The blast occured at 7:45pm (1545 GMT) on Thursday on the outskirts of Baghdad's western Kadhimiyah neighbhourhood, the official said.
Iraq's Shia community has been hit by a surge of attacks in recent weeks in what US officials say is a campaign by the al-Qaeda leader in Iraq to draw them into a sectarian civil war.
Last week, a triple suicide bombing at a Shi'ite mosque in Baghdad killed up to 90 people.
In a separate attack on Thursday, armed men killed the brother of a top Sunni Arab politician in Baghdad on Thursday, members of his Iraqi Islamic Party said.
Mahmoud al-Hashimi, brother of Iraqi Islamic Party leader Tariq al-Hashimi, died on Thursday, according to senior party official Ayad al-Samarei. He refused to give further details.
Al-Hashimi is being tipped as the speaker of the new parliament, which is scheduled to meet on Monday.
Thursday's attacks come at a time of growing sectarian tension which has raised fears of civil war between majority Shias and minority Sunnis.
The Islamic Party is one the country's main Sunni political organisations.
Bahjat al-Samarei, a local Sunni official, said Mahmoud al-Hashimi was driving with a friend in eastern Baghdad when armed men opened fire, killing them both.
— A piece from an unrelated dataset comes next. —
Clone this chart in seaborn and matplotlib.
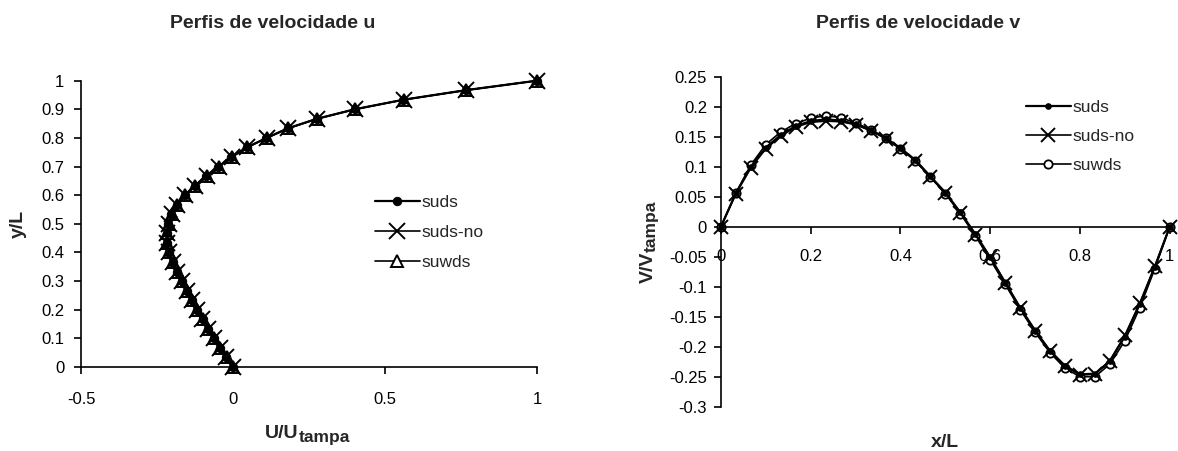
import numpy as np
import pandas as pd
import matplotlib
matplotlib.use("Agg")
import matplotlib.pyplot as plt
import seaborn as sns

# perfil u ao longo da linha vertical (y/L)
y_pos = [k / 30 for k in range(31)]
u_suds = [0.0, -0.022, -0.043, -0.063, -0.082, -0.100, -0.118, -0.135, -0.152, -0.168,
          -0.183, -0.198, -0.210, -0.218, -0.218, -0.213, -0.203, -0.185, -0.158, -0.125,
          -0.088, -0.048, -0.005, 0.045, 0.110, 0.180, 0.275, 0.400, 0.560, 0.765, 1.0]
u_suds_no = [0.0, -0.023, -0.044, -0.064, -0.083, -0.101, -0.119, -0.136, -0.153, -0.169,
             -0.184, -0.198, -0.210, -0.217, -0.217, -0.212, -0.202, -0.184, -0.157, -0.124,
             -0.087, -0.047, -0.004, 0.046, 0.111, 0.181, 0.276, 0.401, 0.561, 0.766, 1.0]
u_suwds = [0.0, -0.021, -0.042, -0.062, -0.081, -0.099, -0.117, -0.134, -0.151, -0.167,
           -0.182, -0.197, -0.209, -0.216, -0.216, -0.211, -0.201, -0.183, -0.157, -0.124,
           -0.087, -0.047, -0.004, 0.046, 0.111, 0.181, 0.276, 0.401, 0.561, 0.766, 1.0]

# perfil v ao longo da linha horizontal (x/L)
x_pos = [k / 30 for k in range(31)]
v_suds = [0.0, 0.056, 0.100, 0.132, 0.153, 0.168, 0.176, 0.179, 0.177, 0.171,
          0.161, 0.148, 0.131, 0.111, 0.084, 0.057, 0.024, -0.012, -0.051, -0.093,
          -0.135, -0.173, -0.207, -0.232, -0.246, -0.245, -0.224, -0.183, -0.129, -0.067, 0.0]
v_suds_no = [0.0, 0.055, 0.098, 0.130, 0.151, 0.166, 0.174, 0.176, 0.175, 0.170,
             0.160, 0.147, 0.130, 0.110, 0.083, 0.056, 0.023, -0.013, -0.051, -0.093,
             -0.135, -0.173, -0.207, -0.232, -0.247, -0.246, -0.223, -0.181, -0.127, -0.066, 0.0]
v_suwds = [0.0, 0.056, 0.103, 0.137, 0.158, 0.172, 0.181, 0.185, 0.182, 0.173,
           0.162, 0.148, 0.130, 0.110, 0.083, 0.055, 0.022, -0.015, -0.055, -0.096,
           -0.138, -0.176, -0.210, -0.236, -0.250, -0.250, -0.229, -0.190, -0.135, -0.070, 0.0]

sns.set_style("ticks")
plt.rcParams['font.family'] = ['Liberation Sans', 'DejaVu Sans']

fig = plt.figure(figsize=(11.78, 4.51), dpi=100)
ax1 = fig.add_axes([0.0688, 0.1863, 0.387, 0.6348])
ax2 = fig.add_axes([0.612, 0.0982, 0.381, 0.7317])

# ---- grafico u  (suds por cima, suwds por baixo)
sns.lineplot(x=u_suds, y=y_pos, sort=False, estimator=None, ax=ax1, color='black', lw=1.6,
             marker='o', markersize=6, markeredgecolor='black', label='suds',
             clip_on=False, zorder=4)
sns.lineplot(x=u_suds_no, y=y_pos, sort=False, estimator=None, ax=ax1, color='black', lw=1.2,
             marker='x', markersize=11, markeredgecolor='black', markeredgewidth=1.4,
             label='suds-no', clip_on=False, zorder=3)
sns.lineplot(x=u_suwds, y=y_pos, sort=False, estimator=None, ax=ax1, color='black', lw=1.2,
             marker='^', markersize=8, markerfacecolor='white', markeredgecolor='black',
             markeredgewidth=1.4, label='suwds', clip_on=False, zorder=2)
ax1.set_xlim(-0.5, 1.0)
ax1.set_ylim(0, 1.0)
ax1.set_xticks([-0.5, 0, 0.5, 1])
ax1.set_xticklabels(['-0.5', '0', '0.5', '1'])
ax1.set_yticks(np.round(np.arange(0, 1.01, 0.1), 1))
ax1.set_yticklabels(['0', '0.1', '0.2', '0.3', '0.4', '0.5', '0.6', '0.7', '0.8', '0.9', '1'])
ax1.set_ylabel('y/L', fontsize=14, fontweight='bold')
ax1.yaxis.set_label_coords(-0.118, 0.5)
ax1.legend(loc='upper left', bbox_to_anchor=(0.625, 0.63), frameon=False, fontsize=12.5,
           handlelength=2.6, handletextpad=0.1, labelspacing=0.85, borderpad=0)

# rotulo U/U tampa (subscrito maior que o do mathtext)
lab_u = ax1.text(0.4035, -0.248, 'U/U', transform=ax1.transAxes, ha='left', va='baseline',
                 fontsize=14, fontweight='bold')
ax1.annotate('tampa', xy=(1, 0), xycoords=lab_u, xytext=(0, -2.5), textcoords='offset points',
             ha='left', va='bottom', fontsize=12.5, fontweight='bold')

# ---- grafico v
sns.lineplot(x=x_pos, y=v_suds, sort=False, estimator=None, ax=ax2, color='black', lw=1.6,
             marker='o', markersize=4, markeredgecolor='black', label='suds',
             clip_on=False, zorder=4)
sns.lineplot(x=x_pos, y=v_suds_no, sort=False, estimator=None, ax=ax2, color='black', lw=1.2,
             marker='x', markersize=10, markeredgecolor='black', markeredgewidth=1.4,
             label='suds-no', clip_on=False, zorder=3)
sns.lineplot(x=x_pos, y=v_suwds, sort=False, estimator=None, ax=ax2, color='black', lw=1.2,
             marker='o', markersize=6, markerfacecolor='white', markeredgecolor='black',
             markeredgewidth=1.3, label='suwds', clip_on=False, zorder=2)
ax2.set_xlim(0, 1.0)
ax2.set_ylim(-0.3, 0.25)
ax2.set_xticks([0, 0.2, 0.4, 0.6, 0.8, 1.0])
ax2.set_xticklabels(['0', '0.2', '0.4', '0.6', '0.8', '1'])
yt = np.round(np.arange(-0.3, 0.251, 0.05), 2)
ax2.set_yticks(yt)
ax2.set_yticklabels(['%g' % t if abs(t) > 1e-9 else '0' for t in yt])
ax2.spines['bottom'].set_position(('data', 0))
ax2.set_xlabel('x/L', fontsize=14, fontweight='bold')
ax2.xaxis.set_label_coords(0.5, -0.082)
ax2.legend(loc='upper left', bbox_to_anchor=(0.66, 0.955), frameon=False, fontsize=12.5,
           handlelength=2.6, handletextpad=0.1, labelspacing=0.78, borderpad=0)

lab_v = ax2.text(-0.180, 0.375, 'V/V', transform=ax2.transAxes, ha='left', va='bottom',
                 rotation=90, fontsize=14, fontweight='bold')
ax2.annotate('tampa', xy=(0, 1), xycoords=lab_v, xytext=(2.5, 0), textcoords='offset points',
             ha='left', va='bottom', rotation=90, fontsize=12.5, fontweight='bold')

for ax in (ax1, ax2):
    sns.despine(ax=ax)
    ax.spines['left'].set_linewidth(1.2)
    ax.spines['bottom'].set_linewidth(1.2)
    ax.spines['left'].set_color('black')
    ax.spines['bottom'].set_color('black')
    ax.tick_params(direction='out', length=5, width=1.2, colors='black', labelsize=12)

ax1.tick_params(axis='x', pad=13)
ax1.tick_params(axis='y', pad=7)
ax2.tick_params(axis='x', pad=11)
ax2.tick_params(axis='y', pad=5)

fig.text(273 / 1178, 1 - 28 / 451, 'Perfis de velocidade u', ha='center', va='baseline',
         fontsize=14, fontweight='bold')
fig.text(918 / 1178, 1 - 28 / 451, 'Perfis de velocidade v', ha='center', va='baseline',
         fontsize=14, fontweight='bold')

fig.savefig('out.png', dpi=100)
Tariq al-Hashimi is a leader of the
mainly Sunni Iraqi Islamic Party
Police confirmed such an attack occurred but could not confirm the victim was al-Hashimi's brother.
Earlier this month, two other prominent Sunni politicians said close relatives had gone missing. One of them blamed al-Qaida in Iraq for trying to frighten them into abandoning their roles in government.
Khalaf al-Ilyan, head of the National Dialogue Council, reported the disappearance of his brother and niece in Ramadi, an anti-government stronghold west of Baghdad.
The other Sunni politician, Saleh al-Mutlaq, said his brother disappeared in Salahuddin province, north of Baghdad.